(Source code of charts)
■ ■ ■ ■ ■ ■ ■

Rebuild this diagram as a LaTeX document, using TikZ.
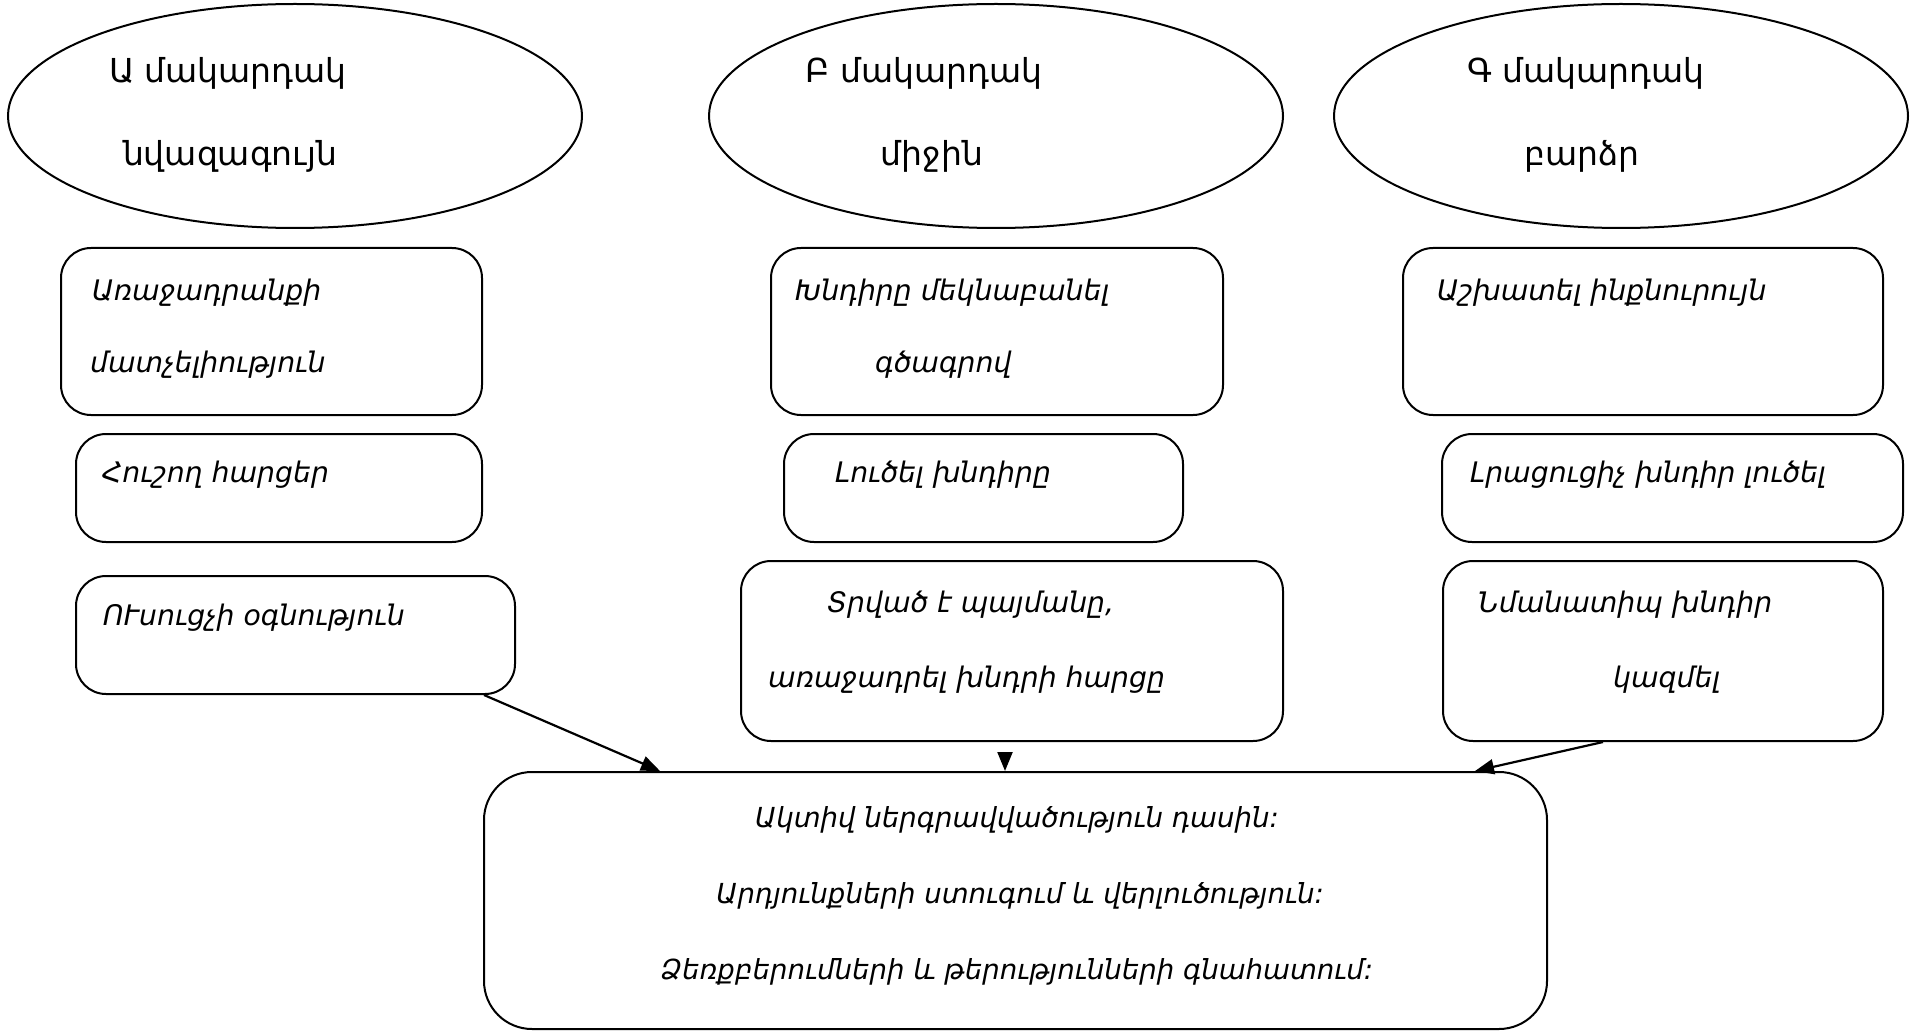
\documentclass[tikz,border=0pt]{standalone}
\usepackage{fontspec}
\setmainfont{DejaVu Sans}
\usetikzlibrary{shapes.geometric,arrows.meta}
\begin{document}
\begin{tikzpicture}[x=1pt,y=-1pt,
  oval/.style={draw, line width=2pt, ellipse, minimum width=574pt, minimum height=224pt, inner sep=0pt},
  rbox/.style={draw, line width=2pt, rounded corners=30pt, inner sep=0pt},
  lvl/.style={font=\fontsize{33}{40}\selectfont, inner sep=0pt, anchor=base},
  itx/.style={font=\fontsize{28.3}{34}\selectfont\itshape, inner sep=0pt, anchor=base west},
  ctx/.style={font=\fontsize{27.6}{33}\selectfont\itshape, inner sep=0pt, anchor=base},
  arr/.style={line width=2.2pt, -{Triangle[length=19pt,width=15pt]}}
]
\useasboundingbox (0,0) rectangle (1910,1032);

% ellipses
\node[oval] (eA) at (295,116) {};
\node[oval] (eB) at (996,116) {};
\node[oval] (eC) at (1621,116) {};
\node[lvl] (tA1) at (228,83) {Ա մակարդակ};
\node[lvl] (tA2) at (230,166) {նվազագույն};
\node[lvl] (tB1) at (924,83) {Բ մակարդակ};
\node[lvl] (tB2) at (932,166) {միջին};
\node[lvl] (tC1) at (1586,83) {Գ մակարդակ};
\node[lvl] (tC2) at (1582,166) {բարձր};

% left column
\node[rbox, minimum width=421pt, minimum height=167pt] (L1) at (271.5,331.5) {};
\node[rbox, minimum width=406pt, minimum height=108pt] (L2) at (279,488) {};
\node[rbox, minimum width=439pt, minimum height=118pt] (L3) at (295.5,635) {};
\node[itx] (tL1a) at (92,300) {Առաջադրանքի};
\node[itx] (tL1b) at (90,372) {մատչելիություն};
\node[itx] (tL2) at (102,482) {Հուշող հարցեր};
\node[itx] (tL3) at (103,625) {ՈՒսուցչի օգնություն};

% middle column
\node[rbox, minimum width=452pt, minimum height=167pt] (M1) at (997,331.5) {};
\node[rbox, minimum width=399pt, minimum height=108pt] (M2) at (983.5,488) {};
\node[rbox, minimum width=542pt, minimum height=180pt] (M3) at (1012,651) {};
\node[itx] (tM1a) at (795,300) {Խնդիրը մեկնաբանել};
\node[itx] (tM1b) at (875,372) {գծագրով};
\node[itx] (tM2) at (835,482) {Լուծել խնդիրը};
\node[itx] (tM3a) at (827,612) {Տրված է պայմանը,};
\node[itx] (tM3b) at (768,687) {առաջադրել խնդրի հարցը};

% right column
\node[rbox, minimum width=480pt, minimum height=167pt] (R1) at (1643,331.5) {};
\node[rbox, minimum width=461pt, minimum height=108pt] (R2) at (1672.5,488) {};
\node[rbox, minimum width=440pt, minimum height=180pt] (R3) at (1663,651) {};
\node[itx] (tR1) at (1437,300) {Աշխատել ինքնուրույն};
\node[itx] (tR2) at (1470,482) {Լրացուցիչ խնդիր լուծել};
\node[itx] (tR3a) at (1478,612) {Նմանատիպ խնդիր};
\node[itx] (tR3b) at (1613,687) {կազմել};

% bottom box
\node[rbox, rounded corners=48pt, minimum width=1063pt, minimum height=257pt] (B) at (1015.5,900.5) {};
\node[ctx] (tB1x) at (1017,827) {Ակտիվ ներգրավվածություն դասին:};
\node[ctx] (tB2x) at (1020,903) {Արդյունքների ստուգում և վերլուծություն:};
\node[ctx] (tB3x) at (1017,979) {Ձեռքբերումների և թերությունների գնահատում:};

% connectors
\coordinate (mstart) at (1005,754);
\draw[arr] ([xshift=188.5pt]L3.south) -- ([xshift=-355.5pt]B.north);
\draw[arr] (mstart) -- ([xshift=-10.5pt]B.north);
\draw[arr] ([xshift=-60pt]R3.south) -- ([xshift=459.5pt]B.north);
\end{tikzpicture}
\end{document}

■ ■ ■ ■ ■ ■ ■

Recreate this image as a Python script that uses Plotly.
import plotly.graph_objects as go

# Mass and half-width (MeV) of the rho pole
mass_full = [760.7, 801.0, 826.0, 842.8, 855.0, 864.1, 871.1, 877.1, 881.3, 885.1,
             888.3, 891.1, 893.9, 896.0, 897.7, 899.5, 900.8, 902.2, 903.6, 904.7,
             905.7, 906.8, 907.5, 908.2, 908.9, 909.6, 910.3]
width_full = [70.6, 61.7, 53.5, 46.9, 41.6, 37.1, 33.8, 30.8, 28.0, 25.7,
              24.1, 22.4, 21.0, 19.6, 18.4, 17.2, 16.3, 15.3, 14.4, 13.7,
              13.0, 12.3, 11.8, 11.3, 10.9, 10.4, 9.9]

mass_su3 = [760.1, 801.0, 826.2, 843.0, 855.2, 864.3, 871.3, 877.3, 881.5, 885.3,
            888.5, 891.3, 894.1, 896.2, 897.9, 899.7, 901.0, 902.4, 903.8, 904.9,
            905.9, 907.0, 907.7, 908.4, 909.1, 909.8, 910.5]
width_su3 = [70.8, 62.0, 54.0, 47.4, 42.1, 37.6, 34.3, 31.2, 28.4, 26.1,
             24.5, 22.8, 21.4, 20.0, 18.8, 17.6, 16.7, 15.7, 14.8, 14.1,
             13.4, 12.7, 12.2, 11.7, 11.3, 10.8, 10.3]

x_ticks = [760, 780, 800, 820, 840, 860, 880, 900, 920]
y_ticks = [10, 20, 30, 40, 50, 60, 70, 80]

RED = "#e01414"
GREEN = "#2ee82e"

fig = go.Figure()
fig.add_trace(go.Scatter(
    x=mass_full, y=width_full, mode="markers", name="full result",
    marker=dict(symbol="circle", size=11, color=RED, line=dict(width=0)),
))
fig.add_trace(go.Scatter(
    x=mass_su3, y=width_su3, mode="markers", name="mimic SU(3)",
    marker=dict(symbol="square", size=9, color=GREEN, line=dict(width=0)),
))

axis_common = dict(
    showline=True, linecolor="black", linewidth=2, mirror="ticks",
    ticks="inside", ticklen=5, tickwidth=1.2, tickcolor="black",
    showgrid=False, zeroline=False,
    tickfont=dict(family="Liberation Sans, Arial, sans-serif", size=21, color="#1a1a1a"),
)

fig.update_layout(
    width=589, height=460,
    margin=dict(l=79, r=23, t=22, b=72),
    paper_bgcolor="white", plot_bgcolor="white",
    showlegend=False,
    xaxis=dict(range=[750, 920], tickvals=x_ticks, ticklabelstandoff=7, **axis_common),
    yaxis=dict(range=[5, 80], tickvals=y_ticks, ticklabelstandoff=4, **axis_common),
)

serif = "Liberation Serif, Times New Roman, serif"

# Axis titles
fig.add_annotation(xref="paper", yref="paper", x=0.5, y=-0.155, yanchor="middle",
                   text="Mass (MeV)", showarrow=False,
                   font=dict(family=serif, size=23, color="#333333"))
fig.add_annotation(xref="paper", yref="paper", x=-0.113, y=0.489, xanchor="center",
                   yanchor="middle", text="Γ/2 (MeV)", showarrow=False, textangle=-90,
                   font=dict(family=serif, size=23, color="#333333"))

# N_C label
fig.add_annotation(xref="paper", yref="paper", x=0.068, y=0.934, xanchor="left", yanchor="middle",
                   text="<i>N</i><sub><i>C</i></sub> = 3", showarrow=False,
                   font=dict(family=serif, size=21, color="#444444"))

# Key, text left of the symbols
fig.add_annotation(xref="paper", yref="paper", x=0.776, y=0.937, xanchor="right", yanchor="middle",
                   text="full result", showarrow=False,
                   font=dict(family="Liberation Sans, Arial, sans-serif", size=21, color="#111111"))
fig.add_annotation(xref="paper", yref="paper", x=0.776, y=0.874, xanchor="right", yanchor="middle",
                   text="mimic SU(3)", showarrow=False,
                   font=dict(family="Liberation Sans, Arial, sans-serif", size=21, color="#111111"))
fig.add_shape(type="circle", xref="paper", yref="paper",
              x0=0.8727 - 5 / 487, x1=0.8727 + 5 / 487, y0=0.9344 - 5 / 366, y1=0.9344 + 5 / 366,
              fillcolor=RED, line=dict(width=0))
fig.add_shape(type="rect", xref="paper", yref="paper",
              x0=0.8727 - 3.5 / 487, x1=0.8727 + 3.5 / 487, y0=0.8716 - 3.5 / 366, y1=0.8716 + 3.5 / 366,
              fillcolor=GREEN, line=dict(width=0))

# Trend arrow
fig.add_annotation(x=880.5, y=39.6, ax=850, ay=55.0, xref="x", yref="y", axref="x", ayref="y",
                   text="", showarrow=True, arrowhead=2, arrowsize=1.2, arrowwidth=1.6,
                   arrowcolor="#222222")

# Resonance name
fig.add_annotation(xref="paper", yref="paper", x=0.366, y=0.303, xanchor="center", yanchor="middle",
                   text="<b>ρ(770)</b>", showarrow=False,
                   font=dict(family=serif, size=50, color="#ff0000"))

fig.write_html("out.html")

■ ■ ■ ■ ■ ■ ■

• TASK DESCRIPTION
Return nothing but the lines running from the line with "Recreate this image" through the line with "13.0, 12.3, 11.8, 11.3, 10.9, 10.4, 9.9]", exactly as they appear.

• EXPECTED ANSWER
Recreate this image as a Python script that uses Plotly.
import plotly.graph_objects as go

# Mass and half-width (MeV) of the rho pole
mass_full = [760.7, 801.0, 826.0, 842.8, 855.0, 864.1, 871.1, 877.1, 881.3, 885.1,
             888.3, 891.1, 893.9, 896.0, 897.7, 899.5, 900.8, 902.2, 903.6, 904.7,
             905.7, 906.8, 907.5, 908.2, 908.9, 909.6, 910.3]
width_full = [70.6, 61.7, 53.5, 46.9, 41.6, 37.1, 33.8, 30.8, 28.0, 25.7,
              24.1, 22.4, 21.0, 19.6, 18.4, 17.2, 16.3, 15.3, 14.4, 13.7,
              13.0, 12.3, 11.8, 11.3, 10.9, 10.4, 9.9]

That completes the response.